Just a kind of light in Her eyes at times.
That is all there is to Her.
It is a good deal like reducing or trying to reduce the Aurora Borealis to 2 and 2 = 4, to go into the White House for four years, warm up to this cold, passionately talked about, passionately believed in Lady. It does not give any real satisfaction to anybody--either to the hundred million people or to the President.
It certainly is not a pleasant or thoughtful thing for a hundred million people to do to a President--to be a Ghost.
It is not efficient.
Naturally--much of the time anyway, all the Ghost of a people can get or hope to get (however hard he tries) is the Ghost of a President.

III
THE PRESIDENT AND THE GHOST
There are a number of things about going into the White House the next four years and being the Head Employee of a hundred million people, that are going to make it, unless people do something about it, the lonesomest job on earth.
The new President on entering the mansion and taking up his position as the Head Employee of the hundred million people is going to find he is expected to put up, and put up every day, with marked and embarrassing idiosyncrasies or personal traits in his Employer, that no man would ever put up with, from any other employer in the world.
Absent-mindedness.
Non-committalness.
Halfness, or double personality.
Bodilessness.
Big, impressive-looking Fool Moments.
Cumulus clouds of Slow Sure Conceit with Sudden Flops of Humility.
General Irresponsibleness.
And perhaps most trying of all in being the employee of a hundred million people, is the almost daily sense that the employee has that the Employer--like some strange, kindly, big Innocent, is going to be made a fool of before one's eyes and do things and be made to do things by unworthy and designing persons for which he is going to be sorry.

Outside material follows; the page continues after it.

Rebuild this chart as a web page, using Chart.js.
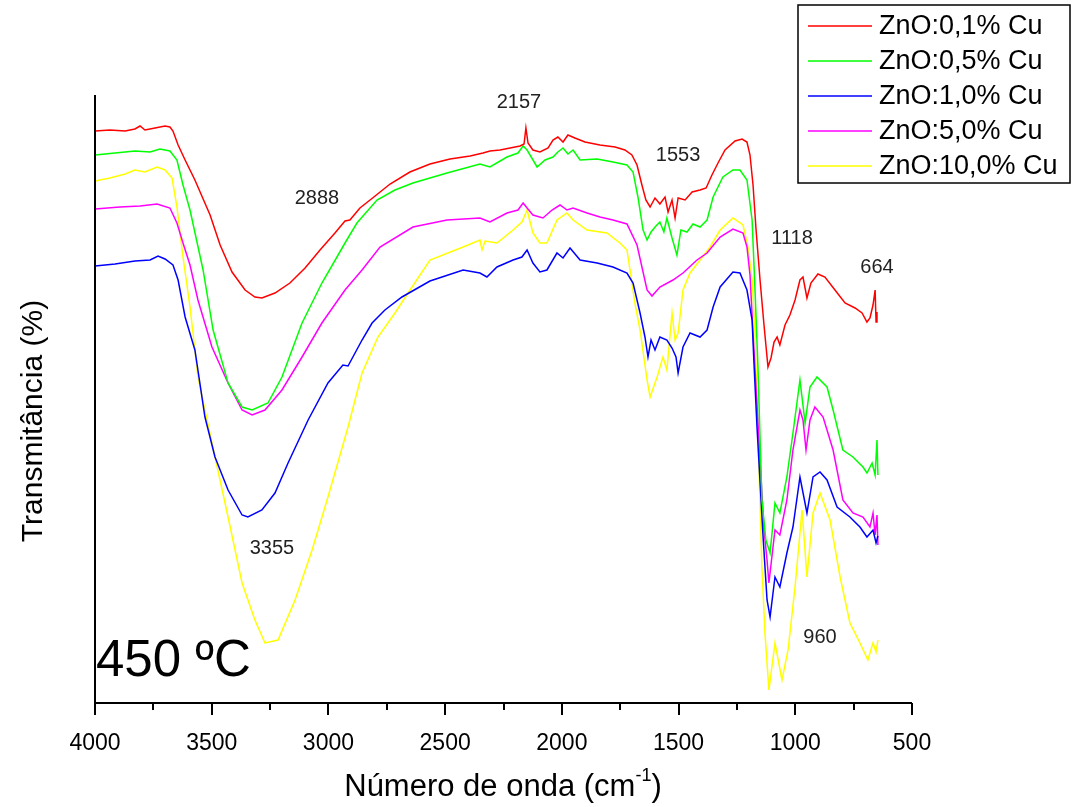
<!DOCTYPE html>
<html>
<head>
<meta charset="utf-8">
<script src="https://cdn.jsdelivr.net/npm/chart.js@4"></script>
<style>
  html, body { margin: 0; padding: 0; background: #fff; }
  #wrap { width: 1072px; height: 807px; position: relative; }
</style>
</head>
<body>
<div id="wrap"><canvas id="ftir"></canvas></div>
<script>
// FTIR spectra, ZnO:Cu films at 450 ºC (transmittance in arbitrary units)
const seriesLabels = ['ZnO:0,1% Cu', 'ZnO:0,5% Cu', 'ZnO:1,0% Cu', 'ZnO:5,0% Cu', 'ZnO:10,0% Cu'];
const seriesColors = ['#ff0000', '#00ff00', '#0000ff', '#ff00ff', '#ffff00'];
const xTicks = [4000, 3500, 3000, 2500, 2000, 1500, 1000, 500];

const wnRed = [4000,3936,3871,3829,3807,3786,3743,3700,3679,3666,3644,3614,3572,3507,3464,3413,3357,3315,3285,3229,
  3165,3100,3036,2972,2929,2908,2865,2800,2736,2651,2565,2479,2393,2338,2308,2265,2222,2179,2162,2154,
  2145,2124,2094,2059,2038,2017,1995,1974,1944,1901,1837,1772,1730,1700,1678,1657,1640,1622,1601,1580,
  1558,1545,1528,1515,1502,1472,1442,1408,1382,1357,1331,1301,1258,1228,1207,1194,1181,1168,1151,1134,
  1117,1104,1091,1078,1066,1044,1023,1001,980,967,950,933,903,873,830,787,744,714,693,680,667,658,654,650];
const tRed = [57.2,57.3,57.2,57.4,57.7,57.3,57.5,57.7,57.6,57.2,55.8,54.3,52.3,48.8,45.8,43.1,41.3,40.6,40.5,41.0,
  42.0,43.5,45.3,47.0,48.2,48.3,49.5,50.7,51.9,53.1,53.9,54.4,54.7,55.0,55.2,55.3,55.5,55.7,55.9,57.5,
  56.0,55.3,55.1,55.5,56.3,56.6,56.1,56.8,56.5,56.1,55.8,55.6,55.3,54.8,53.8,51.8,50.3,49.6,50.5,49.9,
  50.6,49.1,50.3,48.5,50.5,50.3,51.1,51.3,51.5,52.8,54.0,55.3,56.2,56.4,56.1,54.8,51.8,47.3,42.3,37.8,
  33.6,34.5,36.1,36.6,35.8,37.8,38.8,40.3,42.3,42.6,40.5,42.0,42.9,42.6,41.3,40.0,39.5,39.0,38.1,38.5,39.8,41.3,38.1,39.1];

const wnGreen = [4000,3914,3829,3764,3722,3679,3649,3623,3593,3537,3494,3430,3370,3327,3259,3199,3113,3028,2929,2878,
  2792,2715,2638,2492,2351,2308,2235,2188,2166,2149,2106,2072,2038,2017,1995,1974,1952,1922,1849,1781,
  1721,1695,1674,1652,1635,1618,1597,1580,1563,1550,1528,1507,1490,1464,1438,1408,1378,1352,1310,1267,
  1237,1207,1185,1173,1160,1143,1126,1108,1087,1066,1036,1010,980,958,937,907,864,838,796,753,710,693,671,658,650,646];
const tGreen = [54.8,55.0,55.2,55.1,55.4,55.2,54.3,51.8,49.3,43.3,37.3,32.0,29.6,29.3,30.0,32.6,38.0,42.0,46.0,48.0,
  50.3,51.3,52.0,53.0,53.9,53.6,54.6,55.0,55.7,55.3,53.6,54.3,54.6,55.1,55.5,54.9,55.3,54.3,54.4,54.1,
  53.8,53.1,50.6,47.3,46.3,47.1,47.7,48.1,47.1,48.5,46.5,44.8,47.3,47.1,47.9,47.6,48.3,50.6,52.6,53.3,
  53.3,52.3,48.3,41.6,33.6,20.3,16.3,15.0,20.0,19.0,22.6,27.0,32.3,28.0,31.6,32.6,31.6,29.3,25.3,24.6,23.6,23.0,24.0,22.8,26.3,22.8];

const wnBlue = [4000,3914,3829,3764,3730,3700,3666,3644,3614,3572,3529,3486,3430,3370,3345,3285,3229,3173,3087,3002,
  2938,2916,2856,2813,2758,2685,2565,2423,2351,2321,2278,2209,2171,2149,2124,2094,2064,2021,1995,1965,
  1922,1849,1781,1721,1695,1665,1644,1631,1618,1601,1580,1550,1528,1511,1502,1481,1451,1408,1378,1352,
  1322,1267,1237,1207,1185,1177,1164,1139,1121,1108,1087,1066,1036,1010,980,950,924,894,864,821,766,723,693,667,654,646];
const tBlue = [43.7,43.9,44.2,44.3,44.7,44.4,43.8,42.3,38.6,35.3,28.6,24.6,21.3,18.8,18.6,19.3,21.0,24.0,28.3,32.0,
  33.8,33.7,36.3,38.0,39.3,40.6,42.2,43.3,43.0,42.6,43.6,44.3,44.6,45.3,44.0,43.1,43.3,45.0,44.5,45.5,
  44.3,44.0,43.6,43.0,42.0,39.0,36.6,34.6,36.3,35.3,36.6,36.3,35.5,34.6,33.0,35.6,37.0,36.6,37.3,39.6,
  41.6,43.1,43.0,41.3,38.3,34.0,27.6,17.0,10.3,8.6,12.6,11.6,15.0,17.6,22.6,19.0,22.6,23.1,22.3,19.6,18.6,17.6,16.6,17.3,16.0,16.7];

const wnMagenta = [4000,3893,3807,3734,3679,3649,3623,3593,3559,3499,3430,3370,3327,3272,3199,3113,3028,2929,2856,2779,
  2638,2492,2351,2308,2235,2188,2166,2149,2124,2081,2042,2008,1978,1952,1892,1837,1781,1721,1678,1635,
  1614,1580,1524,1481,1421,1378,1322,1267,1224,1207,1194,1181,1151,1134,1121,1113,1087,1066,1036,1010,
  980,967,954,937,916,881,838,796,753,710,680,667,658,650,646];
const tMagenta = [49.4,49.6,49.7,49.9,49.5,48.0,46.0,43.8,40.3,35.6,32.0,29.3,28.8,29.3,31.3,34.6,38.0,41.3,43.3,45.6,
  47.6,48.3,48.5,48.1,49.0,49.3,50.0,49.5,48.8,48.5,49.3,49.8,49.3,49.5,49.0,48.6,48.3,47.9,45.8,41.3,
  40.7,41.6,42.3,43.0,44.3,45.0,46.6,47.4,47.0,45.6,42.8,37.0,24.3,17.3,14.3,12.0,17.3,16.8,20.3,25.3,
  29.3,28.3,25.3,28.3,29.6,28.6,25.3,20.3,19.0,18.6,17.6,19.0,16.8,18.8,15.8];

const wnYellow = [4000,3936,3871,3829,3786,3734,3700,3670,3649,3623,3593,3559,3529,3486,3430,3370,3315,3272,3216,3143,
  3070,3002,2916,2856,2788,2715,2659,2565,2423,2351,2342,2329,2278,2209,2171,2149,2124,2094,2064,2021,
  1978,1952,1892,1807,1751,1721,1708,1687,1665,1635,1622,1592,1567,1550,1528,1515,1502,1481,1451,1408,
  1365,1322,1267,1224,1203,1185,1173,1164,1143,1130,1113,1087,1057,1031,1001,971,950,924,894,851,808,766,723,689,667,654,646];
const tYellow = [52.2,52.5,52.9,53.3,53.1,53.6,53.3,52.5,49.6,44.6,39.6,32.6,29.3,24.6,18.6,12.0,8.3,6.0,6.3,10.3,
  15.3,20.6,27.6,33.0,36.6,39.0,41.0,44.3,45.6,46.3,45.3,46.2,46.0,47.3,48.1,49.3,47.0,46.0,46.0,48.3,
  49.0,48.3,47.3,47.0,46.0,45.3,43.3,40.0,37.3,32.3,30.6,32.6,34.6,33.3,39.0,36.3,37.0,41.3,43.0,44.3,
  45.6,47.3,48.5,47.8,45.6,42.3,37.3,30.3,13.6,7.0,1.3,6.0,2.3,5.3,11.6,19.3,12.6,19.0,21.0,18.3,12.6,8.0,6.0,4.3,6.0,5.1,6.3];

// peak labels placed in data units
const peakText = ['2157', '2888', '1553', '1118', '664', '3355', '960'];
const peakWn   = [2184, 3049, 1502, 1014, 650, 3242, 894];
const peakT    = [60.1, 50.5, 54.8, 46.5, 43.6, 15.5, 6.6];

const FONT = "'Liberation Sans', Arial, sans-serif";

function zip(xs, ys) {
  const n = Math.min(xs.length, ys.length);
  const pts = [];
  for (let i = 0; i < n; i++) pts.push({ x: xs[i], y: ys[i] });
  return pts;
}

const allX = [wnRed, wnGreen, wnBlue, wnMagenta, wnYellow];
const allY = [tRed, tGreen, tBlue, tMagenta, tYellow];

const datasets = seriesLabels.map((label, i) => ({
  label: label,
  data: zip(allX[i], allY[i]),
  borderColor: seriesColors[i],
  backgroundColor: seriesColors[i],
  borderWidth: 1.5,
  pointRadius: 0,
  tension: 0,
  fill: false
}));

// axes, titles, peak labels and legend are drawn by hand
const decorations = {
  id: 'decorations',
  afterDraw(chart) {
    const ctx = chart.ctx;
    const area = chart.chartArea;
    const xs = chart.scales.x;
    const ys = chart.scales.y;
    ctx.save();

    // axis lines
    ctx.strokeStyle = '#000';
    ctx.lineWidth = 2;
    ctx.beginPath();
    ctx.moveTo(area.left, area.top);
    ctx.lineTo(area.left, area.bottom);
    ctx.lineTo(area.right, area.bottom);
    ctx.stroke();

    // major and minor ticks
    for (let v = 500; v <= 4000; v += 250) {
      const px = Math.round(xs.getPixelForValue(v));
      const len = v % 500 === 0 ? 12 : 7;
      ctx.beginPath();
      ctx.moveTo(px, area.bottom);
      ctx.lineTo(px, area.bottom + len);
      ctx.stroke();
    }

    ctx.fillStyle = '#000';

    // y title
    ctx.save();
    ctx.translate(34, 421);
    ctx.rotate(-Math.PI / 2);
    ctx.font = '30px ' + FONT;
    ctx.textAlign = 'center';
    ctx.textBaseline = 'middle';
    ctx.fillText('Transmitância (%)', 0, 0);
    ctx.restore();

    // x title with superscript
    const main = 'Número de onda (cm';
    const sup = '-1';
    const tail = ')';
    ctx.font = '31px ' + FONT;
    const wMain = ctx.measureText(main).width;
    const wTail = ctx.measureText(tail).width;
    ctx.font = '18px ' + FONT;
    const wSup = ctx.measureText(sup).width;
    const total = wMain + wSup + wTail;
    let tx = 503 - total / 2;
    const base = 796;
    ctx.textAlign = 'left';
    ctx.textBaseline = 'alphabetic';
    ctx.font = '31px ' + FONT;
    ctx.fillText(main, tx, base);
    tx += wMain;
    ctx.font = '18px ' + FONT;
    ctx.fillText(sup, tx, base - 15);
    tx += wSup;
    ctx.font = '31px ' + FONT;
    ctx.fillText(tail, tx, base);

    // peak labels
    ctx.font = '20px ' + FONT;
    ctx.fillStyle = '#222';
    ctx.textAlign = 'center';
    ctx.textBaseline = 'middle';
    peakText.forEach((t, i) => {
      ctx.fillText(t, xs.getPixelForValue(peakWn[i]), ys.getPixelForValue(peakT[i]));
    });

    // temperature tag
    ctx.fillStyle = '#000';
    ctx.font = '51px ' + FONT;
    ctx.textAlign = 'left';
    ctx.textBaseline = 'alphabetic';
    ctx.fillText('450 ºC', area.left + 1, area.bottom - 27);

    // legend box
    const lx = 798, ly = 5, lw = 272, lh = 178;
    ctx.fillStyle = '#fff';
    ctx.fillRect(lx, ly, lw, lh);
    ctx.strokeStyle = '#000';
    ctx.lineWidth = 1.5;
    ctx.strokeRect(lx, ly, lw, lh);
    ctx.font = '27px ' + FONT;
    ctx.textBaseline = 'middle';
    chart.data.datasets.forEach((ds, i) => {
      const cy = 26 + i * 35;
      ctx.strokeStyle = ds.borderColor;
      ctx.lineWidth = 1.5;
      ctx.beginPath();
      ctx.moveTo(808, cy);
      ctx.lineTo(872, cy);
      ctx.stroke();
      ctx.fillStyle = '#000';
      ctx.fillText(ds.label, 879, cy + 1);
    });

    ctx.restore();
  }
};

new Chart(document.getElementById('ftir'), {
  type: 'line',
  data: { datasets: datasets },
  options: {
    responsive: true,
    maintainAspectRatio: false,
    animation: false,
    layout: { padding: { left: 95, top: 95, right: 160, bottom: 0 } },
    plugins: {
      legend: { display: false },
      tooltip: { enabled: false }
    },
    scales: {
      x: {
        type: 'linear',
        reverse: true,
        min: 500,
        max: 4000,
        grid: { display: false },
        border: { display: false },
        afterFit(scale) { scale.height = 104; },
        afterBuildTicks(scale) { scale.ticks = xTicks.map(v => ({ value: v })); },
        ticks: {
          color: '#000',
          padding: 19,
          maxRotation: 0,
          autoSkip: false,
          font: { family: FONT, size: 23 },
          callback: v => String(v)
        }
      },
      y: {
        type: 'linear',
        min: 0,
        max: 60.8,
        display: false
      }
    }
  },
  plugins: [decorations]
});
</script>
</body>
</html>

The man who is conscientious in the White House has an Employer whose immediate and temporary orders he must disobey to his face, sometimes in the hope that he will be thanked afterwards.
Once in a great while the man who has been put on the job as the expert, as the captain of the ship, has to tell the Owner of the Line, when the storm is highest, that he must not butt in.

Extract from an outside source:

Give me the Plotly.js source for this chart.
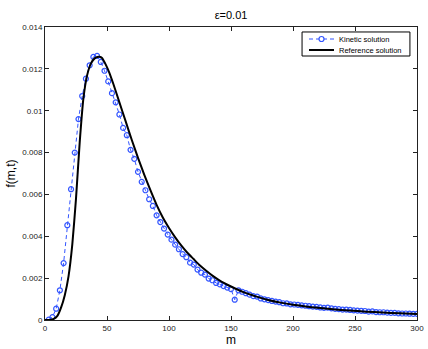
<!DOCTYPE html>
<html>
<head>
<meta charset="utf-8">
<script src="https://cdn.plot.ly/plotly-3.0.1.min.js"></script>
<style>
  html, body { margin: 0; padding: 0; background: #fff; }
  #plot { width: 428px; height: 349px; }
</style>
</head>
<body>
<div id="plot"></div>
<script>
// Kinetic solution (markers every 3 in m)
const kinM = [3, 6, 9, 12, 15, 18, 21, 24, 27, 30, 33, 36, 39, 42, 45, 48, 51, 54, 57, 60,
  63, 66, 69, 72, 75, 78, 81, 84, 87, 90, 93, 96, 99, 102, 105, 108, 111, 114, 117, 120,
  123, 126, 129, 132, 135, 138, 141, 144, 147, 150, 153, 156, 159, 162, 165, 168, 171, 174, 177, 180,
  183, 186, 189, 192, 195, 198, 201, 204, 207, 210, 213, 216, 219, 222, 225, 228, 231, 234, 237, 240,
  243, 246, 249, 252, 255, 258, 261, 264, 267, 270, 273, 276, 279, 282, 285, 288, 291, 294, 297, 300];
const kinF = [0.00002, 0.00014, 0.00054, 0.00142, 0.00272, 0.00453, 0.00625, 0.0080, 0.0096, 0.0107,
  0.01153, 0.01217, 0.01257, 0.01262, 0.01233, 0.01191, 0.0114, 0.01084, 0.0104, 0.00982,
  0.00918, 0.00883, 0.00813, 0.0077, 0.00708, 0.0066, 0.0062, 0.00577, 0.00545, 0.0050,
  0.00468, 0.00437, 0.00408, 0.00384, 0.0036, 0.00338, 0.00315, 0.0030, 0.00274, 0.00265,
  0.00241, 0.00226, 0.00217, 0.00198, 0.0019, 0.00177, 0.0017, 0.00162, 0.00155, 0.00148,
  0.00097, 0.00142, 0.00135, 0.00128, 0.00121, 0.00114, 0.00112, 0.00103, 0.00099, 0.00095,
  0.00091, 0.00088, 0.00085, 0.00080, 0.00079, 0.00075, 0.00074, 0.00072, 0.00070, 0.00068,
  0.00066, 0.00064, 0.00063, 0.00060, 0.00058, 0.00059, 0.00056, 0.00053, 0.00052, 0.00050,
  0.00050, 0.00048, 0.00046, 0.00045, 0.00044, 0.00043, 0.00040, 0.00041, 0.00038, 0.00037,
  0.00037, 0.00035, 0.00034, 0.00034, 0.00032, 0.00031, 0.00031, 0.00030, 0.00029, 0.00029];

// Reference solution (solid black curve)
const refM = [0, 4, 7, 10, 13, 16, 19, 22, 25, 28, 31, 34, 37, 40, 43, 44, 46, 49, 52, 55,
  60, 65, 70, 75, 80, 85, 90, 95, 100, 105, 110, 115, 120, 125, 130, 135, 140, 145, 150, 160,
  170, 180, 190, 200, 210, 220, 232, 245, 259, 272, 286, 300];
const refF = [0, 0, 0.00005, 0.0002, 0.0006, 0.0012, 0.0021, 0.0036, 0.0058, 0.0085, 0.0106, 0.0117,
  0.01225, 0.0125, 0.01258, 0.01258, 0.01252, 0.0122, 0.0118, 0.0113,
  0.0104, 0.0095, 0.0086, 0.00775, 0.00695, 0.0062, 0.0055, 0.0049, 0.0044, 0.00395,
  0.00355, 0.0032, 0.0029, 0.0026, 0.00235, 0.00212, 0.00192, 0.00175, 0.0016, 0.00133,
  0.00113, 0.00096, 0.00083, 0.00073, 0.00065, 0.00058, 0.00051, 0.00045, 0.0004, 0.00036,
  0.00032, 0.00029];

// Legend entries
const legendNames = ['Kinetic solution', 'Reference solution'];

const BLUE = '#3355ff';
const FONT = 'Liberation Sans, Arial, sans-serif';

const kinetic = {
  name: legendNames[0],
  x: kinM, y: kinF,
  mode: 'lines+markers',
  line: { color: BLUE, width: 1, dash: '4px,3px' },
  marker: { symbol: 'circle-open', size: 5, color: BLUE, line: { width: 1.2, color: BLUE } },
  showlegend: false
};

const reference = {
  name: legendNames[1],
  x: refM, y: refF,
  mode: 'lines',
  line: { color: '#000', width: 2, shape: 'spline', smoothing: 0.5 },
  showlegend: false
};

const axisCommon = {
  showgrid: false, zeroline: false,
  showline: true, linecolor: '#222', linewidth: 1,
  mirror: 'ticks', ticks: 'inside', ticklen: 4, tickcolor: '#222',
  tickfont: { family: FONT, size: 8, color: '#222' }
};

// compact MATLAB-style legend box (paper coords of the plot area)
const LX0 = 0.691, LX1 = 0.981, LY0 = 0.901, LY1 = 0.983;
const rowY = [0.959, 0.9215];
const sampleX0 = 0.7097, sampleX1 = 0.7769, sampleMid = 0.7433, textX = 0.785;

const shapes = [
  { type: 'rect', xref: 'paper', yref: 'paper', x0: LX0, x1: LX1, y0: LY0, y1: LY1,
    line: { color: '#000', width: 1 }, fillcolor: '#fff', layer: 'above' },
  { type: 'line', xref: 'paper', yref: 'paper', x0: sampleX0, x1: sampleX1, y0: rowY[0], y1: rowY[0],
    line: { color: BLUE, width: 1, dash: '4px,3px' }, layer: 'above' },
  { type: 'circle', xref: 'paper', yref: 'paper', xsizemode: 'pixel', ysizemode: 'pixel',
    xanchor: sampleMid, yanchor: rowY[0], x0: -2.5, x1: 2.5, y0: -2.5, y1: 2.5,
    line: { color: BLUE, width: 1.2 }, fillcolor: '#fff', layer: 'above' },
  { type: 'line', xref: 'paper', yref: 'paper', x0: sampleX0, x1: sampleX1, y0: rowY[1], y1: rowY[1],
    line: { color: '#000', width: 2 }, layer: 'above' }
];

const annotations = legendNames.map((name, i) => ({
  text: name, xref: 'paper', yref: 'paper', x: textX, y: rowY[i],
  xanchor: 'left', yanchor: 'middle', showarrow: false,
  font: { family: FONT, size: 7.5, color: '#000' }
}));

const layout = {
  width: 428, height: 349,
  margin: { l: 45, r: 11, t: 27, b: 29 },
  paper_bgcolor: '#fff', plot_bgcolor: '#fff',
  font: { family: FONT, color: '#000' },
  title: { text: 'ε=0.01', font: { family: FONT, size: 11, color: '#000' },
           xref: 'paper', x: 0.5, xanchor: 'center', y: 0.957, yanchor: 'middle' },
  xaxis: Object.assign({}, axisCommon, {
    range: [0, 300], tickvals: [0, 50, 100, 150, 200, 250, 300],
    title: { text: 'm', font: { family: FONT, size: 12 }, standoff: 2 }
  }),
  yaxis: Object.assign({}, axisCommon, {
    range: [0, 0.014],
    tickvals: [0, 0.002, 0.004, 0.006, 0.008, 0.01, 0.012, 0.014],
    ticktext: ['0', '0.002', '0.004', '0.006', '0.008', '0.01', '0.012', '0.014'],
    title: { text: 'f(m,t)', font: { family: FONT, size: 12 }, standoff: 4 }
  }),
  showlegend: false,
  shapes: shapes,
  annotations: annotations
};

Plotly.newPlot('plot', [kinetic, reference], layout, { displayModeBar: false, staticPlot: true });
</script>
</body>
</html>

The restful and homelike feeling one has with the average employer that one is just being an employee and that one's employer is being responsible, is lacking in the White House, where one is practically expected to undertake at the same time being both one's own employee and one's own employer.

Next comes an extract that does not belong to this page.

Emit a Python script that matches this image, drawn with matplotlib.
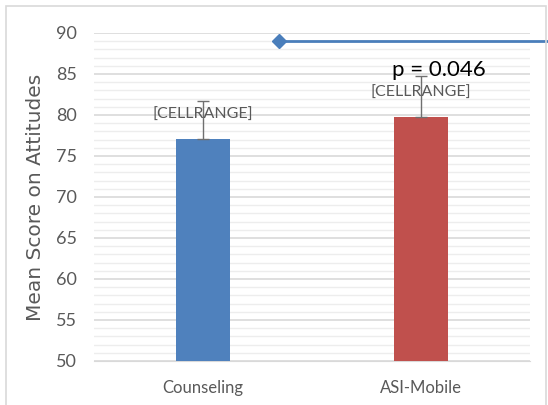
import matplotlib
matplotlib.use("Agg")
import matplotlib.pyplot as plt
from matplotlib.patches import Rectangle
from matplotlib.ticker import MultipleLocator

groups = ["Counseling", "ASI-Mobile"]
means = [77.1, 79.8]
err_up = [4.6, 5.0]
bar_colors = ["#4F81BD", "#C0504D"]
data_labels = ["[CELLRANGE]", "[CELLRANGE]"]
label_y = [80.0, 82.7]
line_x = [0.35, 1.75]
line_y = [89.0, 89.0]
p_text = "p = 0.046"
p_x, p_y = 1.08, 85.5

narrow = ["Lato", "DejaVu Sans"]
gray = "#595959"

fig = plt.figure(figsize=(5.48, 4.05), dpi=100)
fig.patches.append(Rectangle((6 / 548, -0.02), 540 / 548, 1 - 6 / 405 + 0.02,
                             transform=fig.transFigure, fill=False,
                             edgecolor="#D9D9D9", linewidth=1.2))
ax = fig.add_axes([94 / 548, 1 - 361 / 405, 436 / 548, 328 / 405])

x = range(len(groups))
ax.bar(x, [m - 50 for m in means], bottom=50, width=0.25, color=bar_colors, zorder=3)
ax.errorbar(x, means, yerr=[[0, 0], err_up], fmt="none", ecolor="#6F6F6F",
            elinewidth=1, capsize=4, capthick=1, zorder=4)

for i, t in enumerate(data_labels):
    ax.text(i, label_y[i], t, ha="center", va="center",
            fontsize=11.5, color=gray, family=narrow, zorder=5)

ax.text(p_x, p_y, p_text, ha="center", va="center", fontsize=16,
        color="black", family=narrow, zorder=6)

ax.plot(line_x, line_y, color="#4A7EBB", linewidth=2, marker="D",
        markevery=[0], markersize=7, clip_on=False, zorder=5)

ax.set_xlim(-0.5, 1.5)
ax.set_ylim(50, 90)
ax.yaxis.set_major_locator(MultipleLocator(5))
ax.yaxis.set_minor_locator(MultipleLocator(1))
ax.grid(which="major", axis="y", color="#D9D9D9", linewidth=1.2, zorder=0)
ax.grid(which="minor", axis="y", color="#EDEDED", linewidth=1, zorder=0)
ax.set_axisbelow(True)
for s in ["top", "right", "left"]:
    ax.spines[s].set_visible(False)
ax.spines["bottom"].set_color("#D9D9D9")
ax.tick_params(axis="both", which="both", length=0)
ax.tick_params(axis="y", pad=12, labelsize=13, labelcolor=gray)
ax.tick_params(axis="x", pad=14, labelsize=12, labelcolor=gray)
ax.set_xticks(list(x))
ax.set_xticklabels(groups, family=narrow)
for lab in ax.get_yticklabels():
    lab.set_family(narrow)
ax.set_ylabel("Mean Score on Attitudes", fontsize=14.5, color=gray,
              family=["DejaVu Sans"])
ax.yaxis.set_label_coords(-0.112, 0.5)

fig.savefig("out.png", dpi=100)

But while this little trait of general irresponsibleness in the President's Employer may be the hardest to bear, there are more dangerous ones for the country.
I am dwelling on them long enough to consider what can be done about them. I have believed they are going to be removed or mitigated the moment the Employer can be got to see how hard some of the traits are making it for the President to do anything for him.
Bodilessness is the worst. The man to whom the hundred million people are giving for the next four years the job of being their Head Employee, is not only never going to see his Employer, but he has an Employer so large, so various, so amorphous, so mixed together and so scattered apart he could never hope in a thousand years to get in touch with It.